In the higher circles of society "every one laughs," said Montesquieu on his visit to England, " if one talks of religion." Of the prominent statesmen of the time the greater part were unbelievers in any form of Christianity, and distinguished for the grossness and immorality of their lives. Drunkenness and foul talk were thought no discredit to Walpole. A later prime minister, the Duke of Grafton, was in the habit of appearing with his mistress at the play. Purity and fidelity to the marriage vow were sneered out of fashion; and Lord Chesterfield, in his letters to his son, instructs him in the art of seduction as part of a polite education. At the other end of the social scale lay the masses of the poor. They were ignorant and brutal to a degree which it is hard to conceive, for the increase of population which followed on the growth of towns and the developement of commerce had been met by no effort for their religious or educational improvement. Not a new parish had been created. Schools there were none, save the grammar schools of Edward and Elizabeth, and some newly established "circulating schools" in Wales, for religious education.

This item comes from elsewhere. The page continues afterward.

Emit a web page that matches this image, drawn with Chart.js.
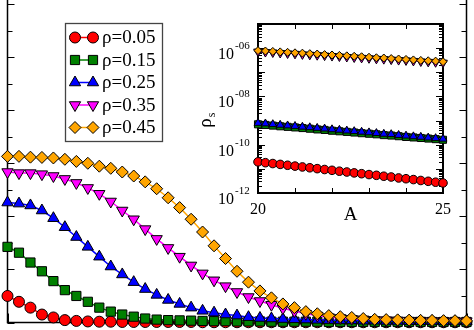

The rural peasantry, who were fast being reduced to pauperism by the abuse of the poor-laws, were left without much moral or religious training of any sort. "We saw but one Bible in the parish of Cheddar," said Hannah More at a far later time, " and that was used to prop a flower-pot." Within the towns things were worse. There was no effective police; and in great outbreaks the mob of London or Birmingham burnt houses, flung open prisons, and sacked and pillaged at their will. The criminal class gathered boldness and numbers in the face of ruthless laws which only testified to the terror of society, laws which made it a capital crime to cut down a cherry tree, and which strung up twenty young thieves of a morning in front of Newgate; while the introduction of gin gave a new impetus to drunkenness. In the streets of London at one time gin-shops invited every passer-by to get drunk for a penny, or dead drunk for twopence. In spite however of scenes such as this, England remained at heart religious. In the middle class the old Puritan spirit lived on unchanged, and it was from this class that a religious revival burst forth at the close of Walpole's administration, which changed after a time the whole tone of English society.

The Church was restored to life and activity.

Religion carried to the hearts of the people a fresh spirit of moral zeal, while it purified our literature and our manners. A new philanthropy reformed our prisons, infused clemency and wisdom into our penal laws, abolished the slave trade, and gave the first impulse to popular education. The revival began in a small knot of Oxford students, whose revolt against the religious deadness of their times showed itself in ascetic observances, an enthusiastic devotion, and a methodical regularity of life which gained them the nickname of " Methodists." Three figures detached themselves from the group as soon as, on its transfer to London in 1738, it attracted public attention by the fervour and even extravagance of its piety; and each found his special work in the task to which the instinct of the new movement led it from the first, that of carrying religion and morality to the vast masses of population which lay concentrated in the towns, or around the mines and collieries of Cornwall and the north. Whitefield, a servitor of Pembroke College, was above all the preacher of the revival.